Now as populations grew in the last century and the swelling masses demanded their own daily dose of art, so more and more mediocre artists dedicated themselves to supplying this mass need. Art by mediocre artists is necessarily mediocre, so when these artist addressed themselves to the Great Obvious Truths they necessarily produced what is best described as kitsch – sentimental, superficial, easy to swallow.

As incompetent and false interpretations of the Great Obvious Truths filled the marketplace, the minority group of truly sensitive and gifted artists  felt increasingly repelled by all obvious truths, Great and small. They simply didn’t want to be associated with all the incompetence, falseness and kitsch of the popular art. So they turned away from addressing anything obvious, towards the unusual, the unexpected, the invented, the obscurest of realities. For the first time in millenia, the best artists refused to address the most archetypal and significant facts of human nature, the Great Obviousnesses – including death.

Result? The plastic arts were stripped of their literary qualities, reduced to mere formal relations of their elements. The tragic, mournful and tender was removed from music, which now only expressed motion and energy. And literature excluded all the great obviousnesses of human nature from its subject matter.

The (erroneous) popular justification for all of this was that human nature had fundamentally changed in the last few years, and modern man was deeply different from all his ancestors.

This is how Huxley saw it – and I completely agree with him. Indeed, when we turn to death matters, the most consequential and eternal of all Great Obvious Truths, we see that modern art has completely abandoned the field. For two centuries or so, it has been left to the talents of the most mediocre of the mediocre “artists”. NO, I correct myself – not even to them, but to technicians and draftsmen paid by businesses to produce something, anything, to sell as a pseudo-memorial, a pseudo-ritual.
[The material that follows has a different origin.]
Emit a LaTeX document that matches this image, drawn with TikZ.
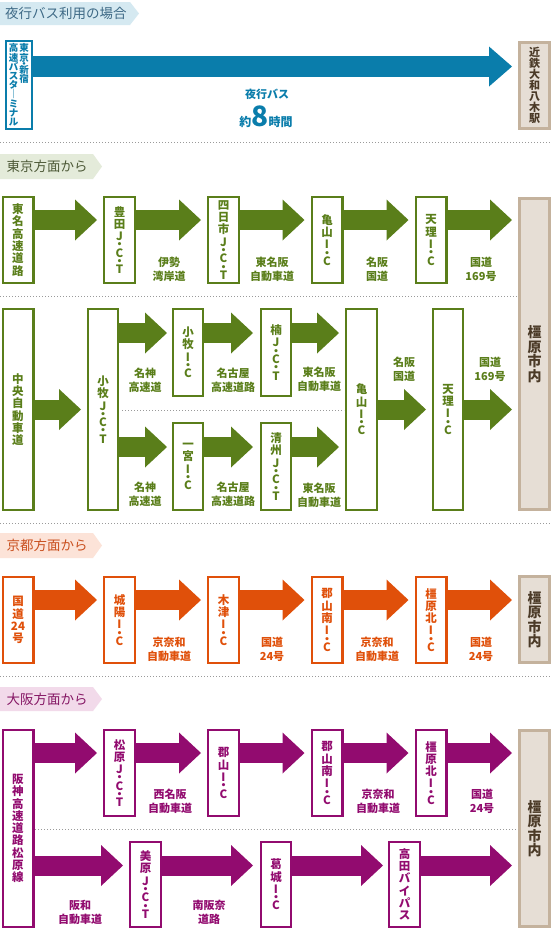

A bizarre state of affairs, because until now death had always been the great topic for artists, right back from the Egyptians. Of course – because it is the ultimate question, which no science or other human initiative can even attempt to solve or explain. Only Art can even approach death with some hope of “success”. Even the major religions, which were Art’s grandest achievements, were also fundamentally concerned with the defeat of death, the artistic defeat of it.

Now hardly a serious artist dares approach the subject. A bad state of affairs indeed! Because contrary to our progressive fantasies, humans have not changed in their essence and death is as relevent now as it ever was. It still kills everyone of us -and no solution is in sight.

To return to the Huxley quote. Did he actually contradict himself – has death not also been vulgarized in our society? Certainly in the funeral industry, death has been vulgarized to the nth degree. What about in the art world, in the rare moments when it dares approach the subject?

Recently I saw two rare exhibitions devoted to death, one in Berlin, one in Vienna. I wouldn’t call most of what I saw vulgar – rather I found the insights of most artists depressingly simplistic, “adolescent” in comparison with the subject material. Evidently, even our best artists have lost the thread of this eternal Great Obviousness.

But there is always room for hope. I believe a time is coming when Art will rediscover this eternal font of genuinely significant subject material. I have found a few initiatives that are trying to resurrect true funeral art.  (See Perpetua’s Passages for example.) May these efforts signify a new approach to the Great Obvious Truth of death and dying.